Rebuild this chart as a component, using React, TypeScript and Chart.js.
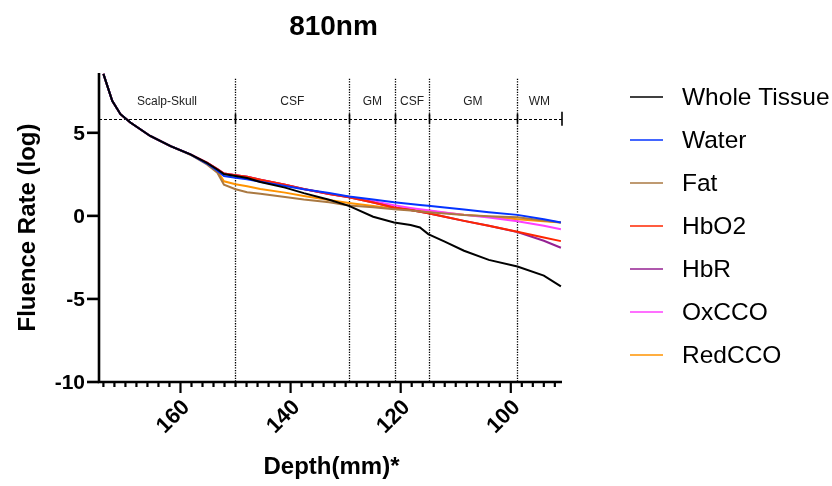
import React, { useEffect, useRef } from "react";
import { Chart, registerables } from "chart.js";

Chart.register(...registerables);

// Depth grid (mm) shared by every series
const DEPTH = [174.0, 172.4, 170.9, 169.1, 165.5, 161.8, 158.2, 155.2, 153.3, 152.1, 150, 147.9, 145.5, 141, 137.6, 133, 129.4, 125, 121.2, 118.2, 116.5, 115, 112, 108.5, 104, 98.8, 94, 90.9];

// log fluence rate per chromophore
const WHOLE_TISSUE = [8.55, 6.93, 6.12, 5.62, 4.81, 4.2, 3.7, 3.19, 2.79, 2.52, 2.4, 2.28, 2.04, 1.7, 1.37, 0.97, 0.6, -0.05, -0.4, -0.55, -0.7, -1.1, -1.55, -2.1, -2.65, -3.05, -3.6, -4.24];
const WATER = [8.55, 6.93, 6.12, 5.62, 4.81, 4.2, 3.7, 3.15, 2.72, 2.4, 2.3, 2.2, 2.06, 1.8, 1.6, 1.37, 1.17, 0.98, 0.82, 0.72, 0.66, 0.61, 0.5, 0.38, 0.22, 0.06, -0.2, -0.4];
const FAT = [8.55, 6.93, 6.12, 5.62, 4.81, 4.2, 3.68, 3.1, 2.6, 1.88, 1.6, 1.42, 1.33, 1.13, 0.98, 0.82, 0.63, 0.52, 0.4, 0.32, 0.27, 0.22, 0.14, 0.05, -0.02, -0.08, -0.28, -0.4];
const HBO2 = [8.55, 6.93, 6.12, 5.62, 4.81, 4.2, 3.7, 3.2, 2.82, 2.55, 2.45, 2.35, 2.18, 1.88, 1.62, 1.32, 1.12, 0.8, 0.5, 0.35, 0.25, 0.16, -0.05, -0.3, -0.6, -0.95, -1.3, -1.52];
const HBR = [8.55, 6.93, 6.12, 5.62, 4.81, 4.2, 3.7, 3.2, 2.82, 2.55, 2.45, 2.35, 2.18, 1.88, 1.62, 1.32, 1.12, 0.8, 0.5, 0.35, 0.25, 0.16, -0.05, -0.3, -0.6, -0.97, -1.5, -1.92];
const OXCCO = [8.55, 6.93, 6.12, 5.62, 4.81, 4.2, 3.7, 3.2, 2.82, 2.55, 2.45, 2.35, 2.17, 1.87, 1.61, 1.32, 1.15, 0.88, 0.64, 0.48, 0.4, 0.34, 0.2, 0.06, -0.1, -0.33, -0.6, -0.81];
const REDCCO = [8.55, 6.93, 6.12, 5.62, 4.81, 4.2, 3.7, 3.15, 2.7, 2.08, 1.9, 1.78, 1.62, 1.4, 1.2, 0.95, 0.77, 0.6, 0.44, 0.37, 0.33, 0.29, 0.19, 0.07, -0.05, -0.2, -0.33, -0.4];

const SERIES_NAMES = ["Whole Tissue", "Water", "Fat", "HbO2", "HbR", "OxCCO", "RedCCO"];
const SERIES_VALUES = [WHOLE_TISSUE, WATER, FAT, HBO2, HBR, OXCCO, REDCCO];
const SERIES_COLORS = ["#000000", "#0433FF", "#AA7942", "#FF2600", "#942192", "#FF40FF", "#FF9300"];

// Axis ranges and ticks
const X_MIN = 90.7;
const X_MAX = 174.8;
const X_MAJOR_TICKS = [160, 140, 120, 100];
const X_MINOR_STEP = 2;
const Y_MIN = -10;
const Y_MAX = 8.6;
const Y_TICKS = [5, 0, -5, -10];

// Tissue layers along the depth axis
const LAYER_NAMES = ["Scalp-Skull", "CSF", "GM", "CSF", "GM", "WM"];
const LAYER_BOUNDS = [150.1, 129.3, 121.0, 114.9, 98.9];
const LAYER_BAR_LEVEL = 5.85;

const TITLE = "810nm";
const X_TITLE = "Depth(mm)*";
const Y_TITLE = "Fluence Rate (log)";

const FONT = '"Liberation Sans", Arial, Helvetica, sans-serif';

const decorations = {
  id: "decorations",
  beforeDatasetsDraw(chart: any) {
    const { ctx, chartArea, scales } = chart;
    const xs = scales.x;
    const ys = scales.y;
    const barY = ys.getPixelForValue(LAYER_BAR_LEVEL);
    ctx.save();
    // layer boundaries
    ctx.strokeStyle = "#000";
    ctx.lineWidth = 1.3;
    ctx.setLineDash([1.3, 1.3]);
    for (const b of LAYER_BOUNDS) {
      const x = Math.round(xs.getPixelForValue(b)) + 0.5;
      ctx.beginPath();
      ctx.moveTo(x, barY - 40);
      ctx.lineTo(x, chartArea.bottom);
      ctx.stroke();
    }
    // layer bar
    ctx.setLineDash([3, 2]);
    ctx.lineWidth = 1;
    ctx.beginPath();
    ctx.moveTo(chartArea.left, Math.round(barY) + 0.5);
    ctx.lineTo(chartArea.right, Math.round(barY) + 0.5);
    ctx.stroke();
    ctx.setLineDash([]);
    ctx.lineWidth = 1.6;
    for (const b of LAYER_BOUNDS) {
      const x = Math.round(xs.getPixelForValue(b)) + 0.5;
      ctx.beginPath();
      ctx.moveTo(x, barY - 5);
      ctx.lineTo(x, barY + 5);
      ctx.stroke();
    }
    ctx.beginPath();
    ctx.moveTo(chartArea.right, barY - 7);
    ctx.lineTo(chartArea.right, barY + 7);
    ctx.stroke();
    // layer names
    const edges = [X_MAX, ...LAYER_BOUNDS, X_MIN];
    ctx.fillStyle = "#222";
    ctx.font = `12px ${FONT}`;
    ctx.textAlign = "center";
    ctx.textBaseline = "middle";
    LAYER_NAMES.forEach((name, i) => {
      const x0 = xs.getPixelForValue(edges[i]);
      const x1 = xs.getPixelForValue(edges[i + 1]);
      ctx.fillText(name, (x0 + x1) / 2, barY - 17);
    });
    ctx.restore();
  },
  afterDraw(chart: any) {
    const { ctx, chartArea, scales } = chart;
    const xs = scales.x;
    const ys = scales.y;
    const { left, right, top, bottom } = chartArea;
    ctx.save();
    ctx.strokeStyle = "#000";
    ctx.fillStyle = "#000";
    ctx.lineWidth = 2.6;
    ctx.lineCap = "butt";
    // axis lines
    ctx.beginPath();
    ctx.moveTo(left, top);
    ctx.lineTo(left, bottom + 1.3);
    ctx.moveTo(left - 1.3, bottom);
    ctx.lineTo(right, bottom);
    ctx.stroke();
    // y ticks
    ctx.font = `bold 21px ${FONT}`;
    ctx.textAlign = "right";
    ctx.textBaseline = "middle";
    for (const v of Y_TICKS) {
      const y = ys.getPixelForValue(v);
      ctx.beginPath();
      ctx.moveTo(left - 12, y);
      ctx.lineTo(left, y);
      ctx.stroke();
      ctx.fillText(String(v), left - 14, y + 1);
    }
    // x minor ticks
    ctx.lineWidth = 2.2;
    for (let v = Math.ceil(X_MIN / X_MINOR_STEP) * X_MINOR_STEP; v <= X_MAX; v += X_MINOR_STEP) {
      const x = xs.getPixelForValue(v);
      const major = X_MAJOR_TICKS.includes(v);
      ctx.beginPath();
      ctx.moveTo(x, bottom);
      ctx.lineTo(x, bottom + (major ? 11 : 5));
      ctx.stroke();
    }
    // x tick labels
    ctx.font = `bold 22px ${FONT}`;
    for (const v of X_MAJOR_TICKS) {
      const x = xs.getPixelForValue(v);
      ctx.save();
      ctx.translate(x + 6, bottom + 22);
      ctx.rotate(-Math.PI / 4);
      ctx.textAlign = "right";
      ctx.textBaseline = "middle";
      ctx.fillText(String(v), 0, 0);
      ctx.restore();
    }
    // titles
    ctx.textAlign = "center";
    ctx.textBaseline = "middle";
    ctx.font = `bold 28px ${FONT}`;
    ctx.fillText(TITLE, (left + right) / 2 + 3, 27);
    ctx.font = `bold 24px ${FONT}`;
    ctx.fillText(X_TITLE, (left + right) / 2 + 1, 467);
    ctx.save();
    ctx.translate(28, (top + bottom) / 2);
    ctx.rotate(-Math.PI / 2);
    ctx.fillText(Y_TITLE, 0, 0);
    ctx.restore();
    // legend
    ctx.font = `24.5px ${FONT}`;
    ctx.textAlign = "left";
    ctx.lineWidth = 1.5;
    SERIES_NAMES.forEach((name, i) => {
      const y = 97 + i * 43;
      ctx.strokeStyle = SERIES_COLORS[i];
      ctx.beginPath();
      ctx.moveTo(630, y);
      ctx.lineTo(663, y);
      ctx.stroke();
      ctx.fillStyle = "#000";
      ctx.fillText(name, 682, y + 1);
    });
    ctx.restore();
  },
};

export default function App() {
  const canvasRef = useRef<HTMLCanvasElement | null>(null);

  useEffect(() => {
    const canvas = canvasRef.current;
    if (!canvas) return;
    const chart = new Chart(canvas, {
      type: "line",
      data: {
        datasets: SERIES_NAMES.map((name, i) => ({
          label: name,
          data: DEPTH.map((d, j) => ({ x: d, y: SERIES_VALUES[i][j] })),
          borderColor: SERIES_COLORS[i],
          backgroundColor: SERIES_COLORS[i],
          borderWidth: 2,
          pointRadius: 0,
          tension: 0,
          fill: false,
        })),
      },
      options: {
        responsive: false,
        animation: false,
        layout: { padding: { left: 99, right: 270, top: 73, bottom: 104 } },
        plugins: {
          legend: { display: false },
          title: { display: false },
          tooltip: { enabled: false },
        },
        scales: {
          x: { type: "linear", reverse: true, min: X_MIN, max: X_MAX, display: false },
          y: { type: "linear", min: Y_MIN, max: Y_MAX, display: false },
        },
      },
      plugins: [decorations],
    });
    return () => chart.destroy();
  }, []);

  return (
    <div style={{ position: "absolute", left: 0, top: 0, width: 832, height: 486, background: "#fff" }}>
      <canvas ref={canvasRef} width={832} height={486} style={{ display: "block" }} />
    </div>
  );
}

^^^^^^^^

[EXERCISE] Pick each line holding the word "React" out of the data and copy it.

[EXERCISE ANSWER]
Rebuild this chart as a component, using React, TypeScript and Chart.js.
import React, { useEffect, useRef } from "react";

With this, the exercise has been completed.